La chaleur rend la vendange de plus en plus précoce
Une étude
récente de la European Geosciences Union a réussi à démontrer une
corrélation entre l’augmentation moyenne des températures et la
précocité des vendanges, en se basant sur les données récoltées dans le
vignoble bourguignon depuis 1354. En effet l’étude a calculé qu’en
moyenne entre 1354 et 1988 les vendanges commençaient autour du 28
septembre. Depuis 1988, année de l’inflexion de la courbe de hausse des
températures (depuis cette année les températures ont augmenté beaucoup
plus vite en moyenne), la date moyenne de début de vendanges se situe 13
jours plus tôt, le 15 septembre.
Et ce n’est pas seulement la chaleur estivale et ses pics de canicule qui font mûrir le raisin plus vite (au contraire quelques fois la chaleur peut même bloquer la maturité des grains), c’est la température moyenne sur l’année qui rend chaque stade du développement de la vigne plus précoce : débourrement, floraison, véraison sont en avance, une étude INRA France Agrimer l’a démontré en 2017 (télécharger l'infographie).

Conséquences de la chaleur sur la récolte
Nous venons de le dire, les vignerons doivent se réorganiser face à ces changements constatés dans la vigne, pour la récolte, mais aussi bien avant, dans leurs méthode de viticulture. Tout le travail en vert est bouleversé : lors des périodes chaudes on effeuille beaucoup moins qu’avant pour ne pas exposer les baies de raisin aux brûlures du soleil, on tente d’écimer plus bas les rangs de vigne afin de réduire la surface foliaire et ainsi limiter la photosynthèse et la maturation trop rapide des raisins.
Beaucoup plus en amont on travaille sur des techniques de mulchage : au lieu de tondre l’herbe on la pince et on la couche pour faire un couvert végétal qui limitera l’évaporation d’eau en période de chaleur, ou on reconsidère la plantation de cépages plus tardifs et moins sensibles aux chaleurs.
Malgré cela on constate bien que les épisodes météo violents tels que le gel (qui, si le débourrement a été précoce avec la chaleur hivernale, fera de gros dégâts sur les bourgeons), la grêle lors des orages de chaleur, la sécheresse, etc. sont plus fréquents et leur intensité plus élevée, augmentant le risque de perte de production.

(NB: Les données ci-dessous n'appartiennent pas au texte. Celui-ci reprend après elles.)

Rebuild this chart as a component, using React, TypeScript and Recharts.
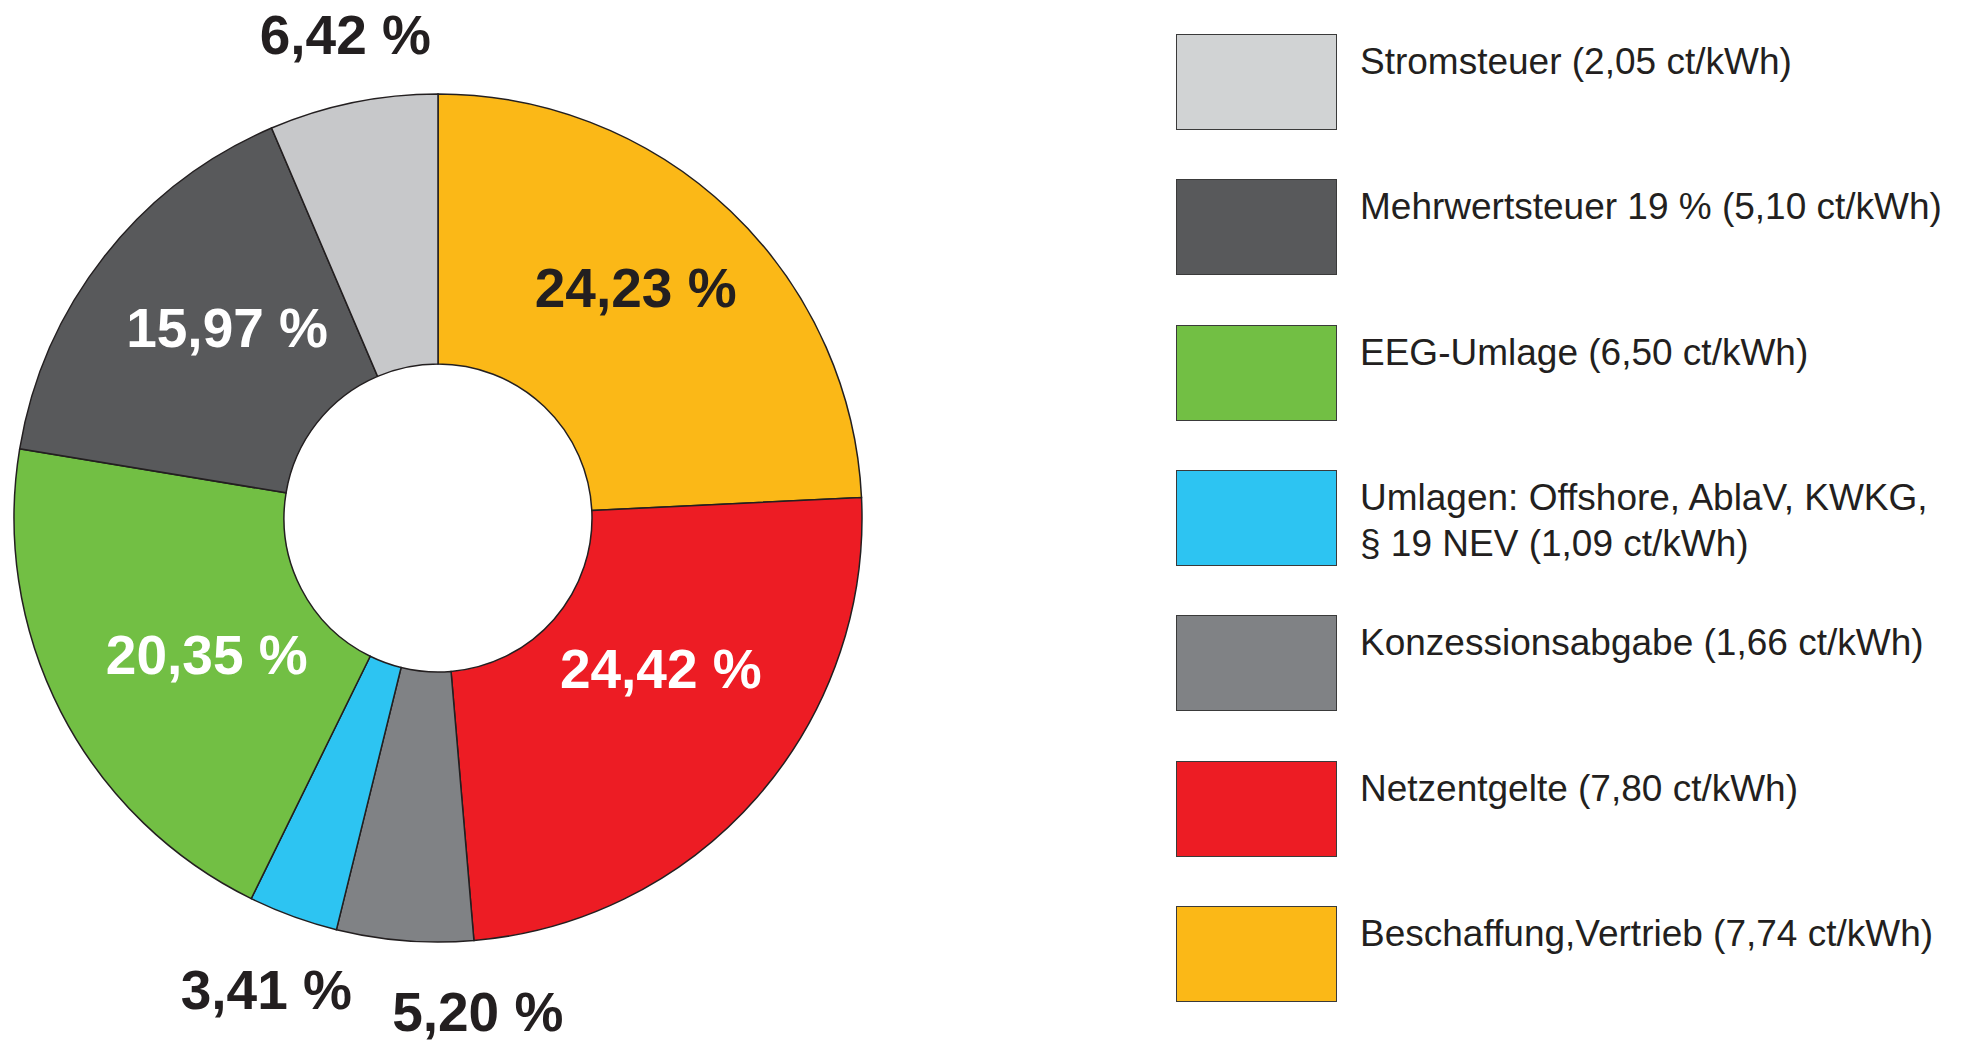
import React from "react";
import { PieChart, Pie, Cell, Legend } from "recharts";

// Slices clockwise from 12 o'clock
const categories = [
  "Beschaffung,Vertrieb",
  "Netzentgelte",
  "Konzessionsabgabe",
  "Umlagen: Offshore, AblaV, KWKG,\n§ 19 NEV",
  "EEG-Umlage",
  "Mehrwertsteuer 19 %",
  "Stromsteuer",
];
const shares = [24.23, 24.42, 5.2, 3.41, 20.35, 15.97, 6.42];
const centsPerKWh = ["7,74", "7,80", "1,66", "1,09", "6,50", "5,10", "2,05"];

const COLORS = ["#FBB817", "#ED1C24", "#808285", "#2DC4F2", "#72BF44", "#58595B", "#C7C8CA"];
const LEGEND_COLORS = ["#FBB817", "#ED1C24", "#808285", "#2DC4F2", "#72BF44", "#58595B", "#D1D3D4"];
const LABEL_COLORS = ["#231F20", "#FFFFFF", "#231F20", "#231F20", "#FFFFFF", "#FFFFFF", "#231F20"];
// label placement: [radius, angle nudge in degrees]
const LABEL_PLACE: [number, number][] = [
  [303, 2.9],
  [269, 7.1],
  [496, 9.1],
  [502, 0],
  [269, 3.5],
  [284, -3.9],
  [492, -0.7],
];

const data = categories.map((name, i) => ({
  name,
  value: shares[i],
  ct: centsPerKWh[i],
}));

const RAD = Math.PI / 180;
const FONT = "'Liberation Sans', Arial, Helvetica, sans-serif";

const renderLabel = (props: any) => {
  const { cx, cy, midAngle, index, value } = props;
  const [r, da] = LABEL_PLACE[index];
  const a = (midAngle + da) * RAD;
  const x = cx + r * Math.cos(-a);
  const y = cy + r * Math.sin(-a);
  return (
    <text
      x={x}
      y={y}
      fill={LABEL_COLORS[index]}
      textAnchor="middle"
      dominantBaseline="central"
      fontFamily={FONT}
      fontWeight="bold"
      fontSize={55}
    >
      {Number(value).toFixed(2).replace(".", ",") + " %"}
    </text>
  );
};

const renderLegend = () => {
  const items = data.map((d, i) => ({ ...d, color: LEGEND_COLORS[i] })).reverse();
  return (
    <div style={{ position: "relative", width: 780, height: 1010 }}>
      {items.map((it, i) => (
        <div
          key={it.name}
          style={{ position: "absolute", left: 0, top: i * 145.3, width: 780, height: 100 }}
        >
          <div
            style={{
              position: "absolute",
              left: 0,
              top: 0,
              width: 159,
              height: 94,
              background: it.color,
              border: "1.5px solid #3A3A3A",
            }}
          />
          <div
            style={{
              position: "absolute",
              left: 184,
              top: 5,
              fontFamily: FONT,
              fontSize: 37,
              lineHeight: "46px",
              color: "#231F20",
              whiteSpace: "pre-line",
              textAlign: "left",
            }}
          >
            {`${it.name} (${it.ct} ct/kWh)`}
          </div>
        </div>
      ))}
    </div>
  );
};

export default function App() {
  return (
    <div style={{ position: "absolute", left: 0, top: 0, width: 1964, height: 1044, background: "#fff" }}>
      <PieChart width={1964} height={1044} margin={{ top: 0, right: 0, bottom: 0, left: 0 }}>
        <Pie
          data={data}
          dataKey="value"
          nameKey="name"
          cx={438}
          cy={518}
          innerRadius={154}
          outerRadius={424}
          startAngle={90}
          endAngle={-270}
          stroke="#231F20"
          strokeWidth={1.5}
          label={renderLabel}
          labelLine={false}
          isAnimationActive={false}
        >
          {data.map((d, i) => (
            <Cell key={d.name} fill={COLORS[i]} />
          ))}
        </Pie>
        <Legend
          content={renderLegend}
          layout="vertical"
          verticalAlign="middle"
          align="right"
          wrapperStyle={{ left: 1176, top: 34, width: 780, right: "auto" }}
        />
      </PieChart>
    </div>
  );
}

Sans parler des nouvelles maladies ou parasites qui apparaissent avec le réchauffement : la hausse des températures peut favoriser le raccourcissement des cycles reproducteurs et donc le nombre de générations d’insectes sur une année. L’eudémis ou la cicadelle en sont de bons exemples.

Et même sans
cela, une trop forte sécheresse estivale fait chuter drastiquement la
production puisque sans eau les baies de raisin de grossissent pas assez
et produisent donc moins de jus à fermenter.
La qualité même du vin évolue, ses caractéristiques changent : avec les chaleurs les taux de sucre augmentent dans les moûts, et cela peut donner des vins plus alcooleux et moins acides. Pour des vins rouges c’est parfois une caractéristique recherchée, et cela permet d’avoir des arômes de fruits confits plutôt que de fruits frais. Pour le vin blanc cela peut poser problème car on recherche une certaine fraîcheur et un équilibre avec l’acidité.
Des pistes pour faire face à la hausse des chaleurs
Au
niveau de la viticulture on a déjà évoqué plusieurs techniques de
travail en vert qui peuvent aider à lutter contre la chaleur et la
sécheresse dans les vignes. Au niveau de la recherche on travaille à
sélectionner de nouveaux cépages, et on envisage également de
sélectionner et produire des porte-greffes plus résistants à la
sécheresse, et aux nouveaux parasites qui débarquent dans les vignes.
Côté
vinification on peut aussi lutter contre le manque d’acidité en
sélectionnant des levures capables de produire moins d’alcool à partir
du même taux de sucre, ou en acidifiant le vin avec de l’acide
tartrique, même si la méthode est moins naturelle. La désalcoolisation
grâce à la filtration membranaire de l’alcool dans le vin est également
possible, même si elle risque d’altérer les caractéristiques gustatives
du vin. A noter que la filtration est aussi possible avant fermentation
pour enlever le sucre, on parle alors de désucrage.
Ces procédés ne sont que des pistes qui pour le moment ne donnent pas complète satisfaction car ils interviennent en aval du problème initial, la chaleur et le réchauffement climatique. Mais cela reste des pistes légitimes au vu de l’accélération du phénomène ces dernières années, et les viticulteurs vont devoir faire face à un risque toujours plus grand pour leur récolte.